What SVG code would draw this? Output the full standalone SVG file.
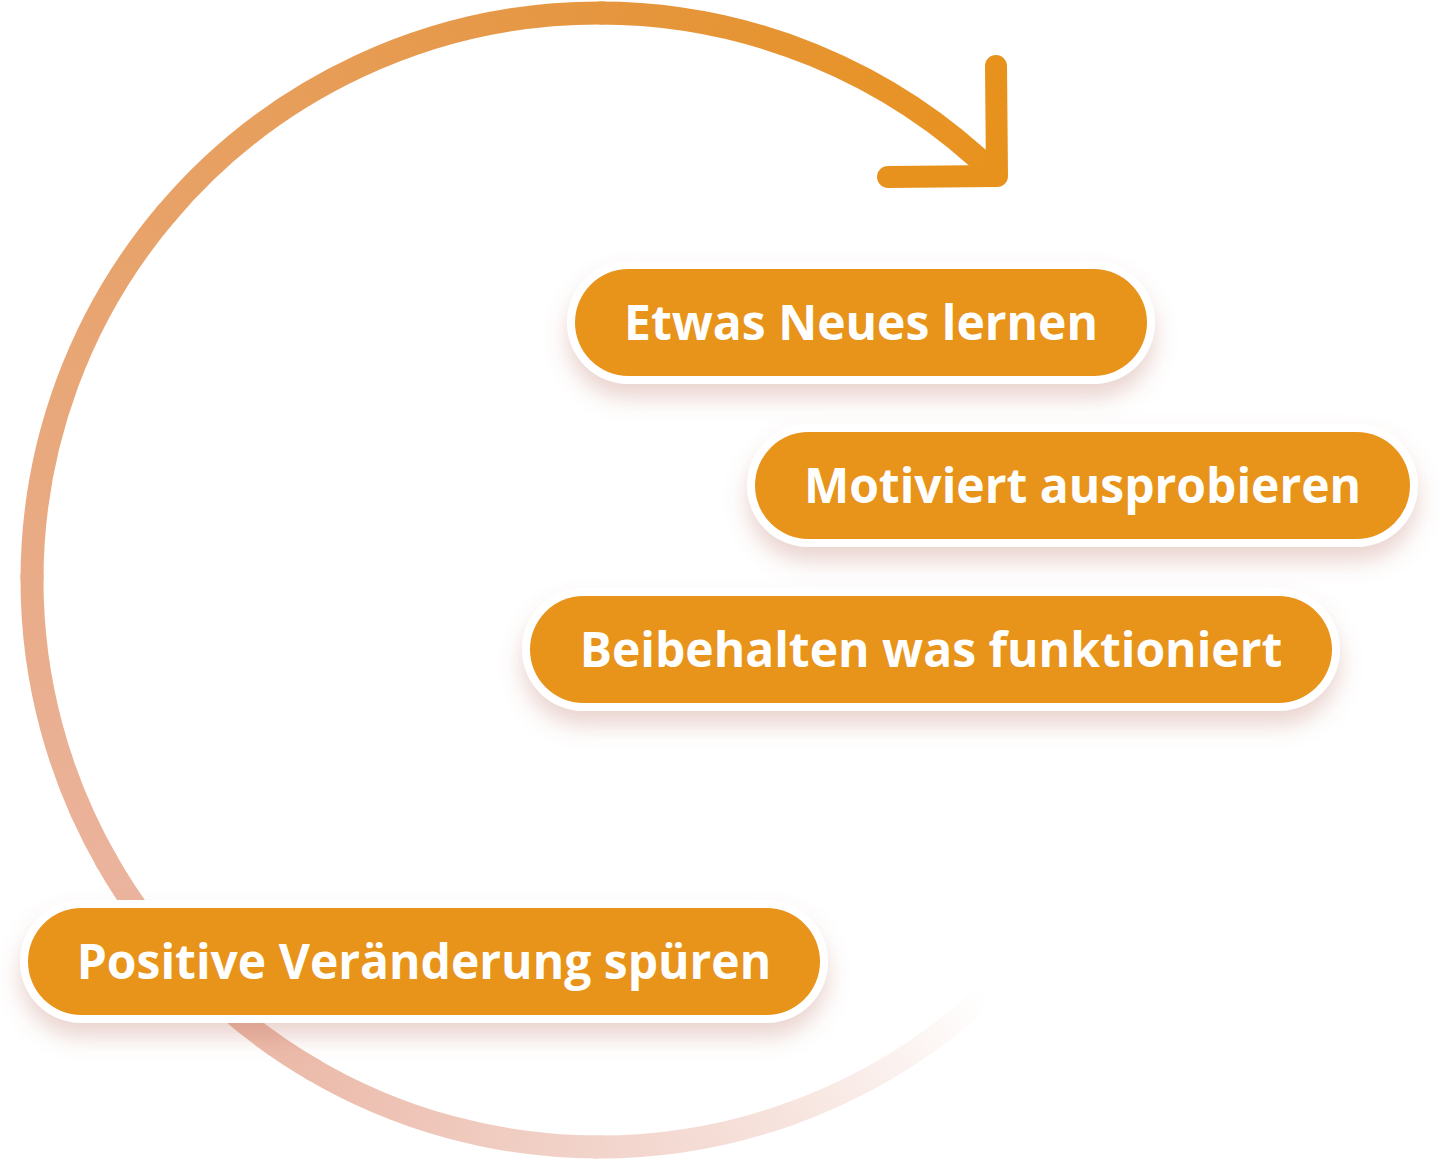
<svg xmlns="http://www.w3.org/2000/svg" width="1440" height="1161" viewBox="0 0 1440 1161">
<defs>
<style>
.seg{fill:none;stroke-width:23;stroke-linecap:butt}
.arrow{fill:none;stroke:#E8921E;stroke-width:22;stroke-linecap:round;stroke-linejoin:round}
.halo{fill:#FFFFFF;filter:url(#shadow)}
.pill{fill:#E8931A}
.label{font-family:"Open Sans","Noto Sans","Liberation Sans",sans-serif;font-weight:700;font-size:48px;fill:#FFFFFF;text-anchor:middle}
</style>
<filter id="shadow" x="-10%" y="-40%" width="120%" height="190%">
<feDropShadow dx="0" dy="14" stdDeviation="11" flood-color="#B46450" flood-opacity="0.28"/>
</filter>
<linearGradient id="g1" gradientUnits="userSpaceOnUse" x1="985.7" y1="994.7" x2="792.9" y2="1112.8"><stop offset="0" stop-color="#FFFFFF"/><stop offset="1" stop-color="#F7E4DE"/></linearGradient>
<linearGradient id="g2" gradientUnits="userSpaceOnUse" x1="792.9" y1="1112.8" x2="599" y2="1147"><stop offset="0" stop-color="#F7E4DE"/><stop offset="1" stop-color="#F2D4CB"/></linearGradient>
<linearGradient id="g3" gradientUnits="userSpaceOnUse" x1="599" y1="1147" x2="315.5" y2="1071"><stop offset="0" stop-color="#F2D4CB"/><stop offset="1" stop-color="#ECBCAC"/></linearGradient>
<linearGradient id="g4" gradientUnits="userSpaceOnUse" x1="315.5" y1="1071" x2="108" y2="863.5"><stop offset="0" stop-color="#ECBCAC"/><stop offset="1" stop-color="#EBB39C"/></linearGradient>
<linearGradient id="g5" gradientUnits="userSpaceOnUse" x1="108" y1="863.5" x2="32" y2="580"><stop offset="0" stop-color="#EBB39C"/><stop offset="1" stop-color="#E9AC88"/></linearGradient>
<linearGradient id="g6" gradientUnits="userSpaceOnUse" x1="32" y1="580" x2="164.7" y2="215.5"><stop offset="0" stop-color="#E9AC88"/><stop offset="1" stop-color="#E8A268"/></linearGradient>
<linearGradient id="g7" gradientUnits="userSpaceOnUse" x1="164.7" y1="215.5" x2="599" y2="13"><stop offset="0" stop-color="#E8A268"/><stop offset="1" stop-color="#E5963F"/></linearGradient>
<linearGradient id="g8" gradientUnits="userSpaceOnUse" x1="599" y1="13" x2="997.1" y2="176.3"><stop offset="0" stop-color="#E5963F"/><stop offset="1" stop-color="#E8921E"/></linearGradient>
</defs>
<rect width="1440" height="1161" fill="#FFFFFF"/>
<g id="connectors">
<circle class="seg" cx="599" cy="580" r="567" pathLength="360" stroke="url(#g1)" stroke-dasharray="23.6 360" stroke-dashoffset="-47"/>
<circle class="seg" cx="599" cy="580" r="567" pathLength="360" stroke="url(#g2)" stroke-dasharray="20.6 360" stroke-dashoffset="-70"/>
<circle class="seg" cx="599" cy="580" r="567" pathLength="360" stroke="url(#g3)" stroke-dasharray="30.6 360" stroke-dashoffset="-90"/>
<circle class="seg" cx="599" cy="580" r="567" pathLength="360" stroke="url(#g4)" stroke-dasharray="30.6 360" stroke-dashoffset="-120"/>
<circle class="seg" cx="599" cy="580" r="567" pathLength="360" stroke="url(#g5)" stroke-dasharray="30.6 360" stroke-dashoffset="-150"/>
<circle class="seg" cx="599" cy="580" r="567" pathLength="360" stroke="url(#g6)" stroke-dasharray="40.6 360" stroke-dashoffset="-180"/>
<circle class="seg" cx="599" cy="580" r="567" pathLength="360" stroke="url(#g7)" stroke-dasharray="50.6 360" stroke-dashoffset="-220"/>
<circle class="seg" cx="599" cy="580" r="567" pathLength="360" stroke="url(#g8)" stroke-dasharray="44.6 360" stroke-dashoffset="-270"/>
<path class="arrow" d="M996,66 L997,176 L888,177"/>
</g>
<g id="node-etwas-neues-lernen">
<rect class="halo" x="567" y="261" width="588" height="123" rx="61.5"/>
<rect class="pill" x="575" y="269" width="572" height="107" rx="53.5"/>
<text class="label" x="861" y="339.5">Etwas Neues lernen</text>
</g>
<g id="node-motiviert-ausprobieren">
<rect class="halo" x="747" y="424" width="671" height="123" rx="61.5"/>
<rect class="pill" x="755" y="432" width="655" height="107" rx="53.5"/>
<text class="label" x="1082.5" y="502.5">Motiviert ausprobieren</text>
</g>
<g id="node-beibehalten">
<rect class="halo" x="522" y="588" width="818" height="123" rx="61.5"/>
<rect class="pill" x="530" y="596" width="802" height="107" rx="53.5"/>
<text class="label" x="931" y="666.5">Beibehalten was funktioniert</text>
</g>
<g id="node-positive-veraenderung">
<rect class="halo" x="20" y="900" width="808" height="123" rx="61.5"/>
<rect class="pill" x="28" y="908" width="792" height="107" rx="53.5"/>
<text class="label" x="424" y="978.5">Positive Veränderung spüren</text>
</g>
</svg>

-----

» **Aim**
Without including any picture, repeat the data exactly.

» **Solution to this exercise**
What SVG code would draw this? Output the full standalone SVG file.
<svg xmlns="http://www.w3.org/2000/svg" width="1440" height="1161" viewBox="0 0 1440 1161">
<defs>
<style>
.seg{fill:none;stroke-width:23;stroke-linecap:butt}
.arrow{fill:none;stroke:#E8921E;stroke-width:22;stroke-linecap:round;stroke-linejoin:round}
.halo{fill:#FFFFFF;filter:url(#shadow)}
.pill{fill:#E8931A}
.label{font-family:"Open Sans","Noto Sans","Liberation Sans",sans-serif;font-weight:700;font-size:48px;fill:#FFFFFF;text-anchor:middle}
</style>
<filter id="shadow" x="-10%" y="-40%" width="120%" height="190%">
<feDropShadow dx="0" dy="14" stdDeviation="11" flood-color="#B46450" flood-opacity="0.28"/>
</filter>
<linearGradient id="g1" gradientUnits="userSpaceOnUse" x1="985.7" y1="994.7" x2="792.9" y2="1112.8"><stop offset="0" stop-color="#FFFFFF"/><stop offset="1" stop-color="#F7E4DE"/></linearGradient>
<linearGradient id="g2" gradientUnits="userSpaceOnUse" x1="792.9" y1="1112.8" x2="599" y2="1147"><stop offset="0" stop-color="#F7E4DE"/><stop offset="1" stop-color="#F2D4CB"/></linearGradient>
<linearGradient id="g3" gradientUnits="userSpaceOnUse" x1="599" y1="1147" x2="315.5" y2="1071"><stop offset="0" stop-color="#F2D4CB"/><stop offset="1" stop-color="#ECBCAC"/></linearGradient>
<linearGradient id="g4" gradientUnits="userSpaceOnUse" x1="315.5" y1="1071" x2="108" y2="863.5"><stop offset="0" stop-color="#ECBCAC"/><stop offset="1" stop-color="#EBB39C"/></linearGradient>
<linearGradient id="g5" gradientUnits="userSpaceOnUse" x1="108" y1="863.5" x2="32" y2="580"><stop offset="0" stop-color="#EBB39C"/><stop offset="1" stop-color="#E9AC88"/></linearGradient>
<linearGradient id="g6" gradientUnits="userSpaceOnUse" x1="32" y1="580" x2="164.7" y2="215.5"><stop offset="0" stop-color="#E9AC88"/><stop offset="1" stop-color="#E8A268"/></linearGradient>
<linearGradient id="g7" gradientUnits="userSpaceOnUse" x1="164.7" y1="215.5" x2="599" y2="13"><stop offset="0" stop-color="#E8A268"/><stop offset="1" stop-color="#E5963F"/></linearGradient>
<linearGradient id="g8" gradientUnits="userSpaceOnUse" x1="599" y1="13" x2="997.1" y2="176.3"><stop offset="0" stop-color="#E5963F"/><stop offset="1" stop-color="#E8921E"/></linearGradient>
</defs>
<rect width="1440" height="1161" fill="#FFFFFF"/>
<g id="connectors">
<circle class="seg" cx="599" cy="580" r="567" pathLength="360" stroke="url(#g1)" stroke-dasharray="23.6 360" stroke-dashoffset="-47"/>
<circle class="seg" cx="599" cy="580" r="567" pathLength="360" stroke="url(#g2)" stroke-dasharray="20.6 360" stroke-dashoffset="-70"/>
<circle class="seg" cx="599" cy="580" r="567" pathLength="360" stroke="url(#g3)" stroke-dasharray="30.6 360" stroke-dashoffset="-90"/>
<circle class="seg" cx="599" cy="580" r="567" pathLength="360" stroke="url(#g4)" stroke-dasharray="30.6 360" stroke-dashoffset="-120"/>
<circle class="seg" cx="599" cy="580" r="567" pathLength="360" stroke="url(#g5)" stroke-dasharray="30.6 360" stroke-dashoffset="-150"/>
<circle class="seg" cx="599" cy="580" r="567" pathLength="360" stroke="url(#g6)" stroke-dasharray="40.6 360" stroke-dashoffset="-180"/>
<circle class="seg" cx="599" cy="580" r="567" pathLength="360" stroke="url(#g7)" stroke-dasharray="50.6 360" stroke-dashoffset="-220"/>
<circle class="seg" cx="599" cy="580" r="567" pathLength="360" stroke="url(#g8)" stroke-dasharray="44.6 360" stroke-dashoffset="-270"/>
<path class="arrow" d="M996,66 L997,176 L888,177"/>
</g>
<g id="node-etwas-neues-lernen">
<rect class="halo" x="567" y="261" width="588" height="123" rx="61.5"/>
<rect class="pill" x="575" y="269" width="572" height="107" rx="53.5"/>
<text class="label" x="861" y="339.5">Etwas Neues lernen</text>
</g>
<g id="node-motiviert-ausprobieren">
<rect class="halo" x="747" y="424" width="671" height="123" rx="61.5"/>
<rect class="pill" x="755" y="432" width="655" height="107" rx="53.5"/>
<text class="label" x="1082.5" y="502.5">Motiviert ausprobieren</text>
</g>
<g id="node-beibehalten">
<rect class="halo" x="522" y="588" width="818" height="123" rx="61.5"/>
<rect class="pill" x="530" y="596" width="802" height="107" rx="53.5"/>
<text class="label" x="931" y="666.5">Beibehalten was funktioniert</text>
</g>
<g id="node-positive-veraenderung">
<rect class="halo" x="20" y="900" width="808" height="123" rx="61.5"/>
<rect class="pill" x="28" y="908" width="792" height="107" rx="53.5"/>
<text class="label" x="424" y="978.5">Positive Veränderung spüren</text>
</g>
</svg>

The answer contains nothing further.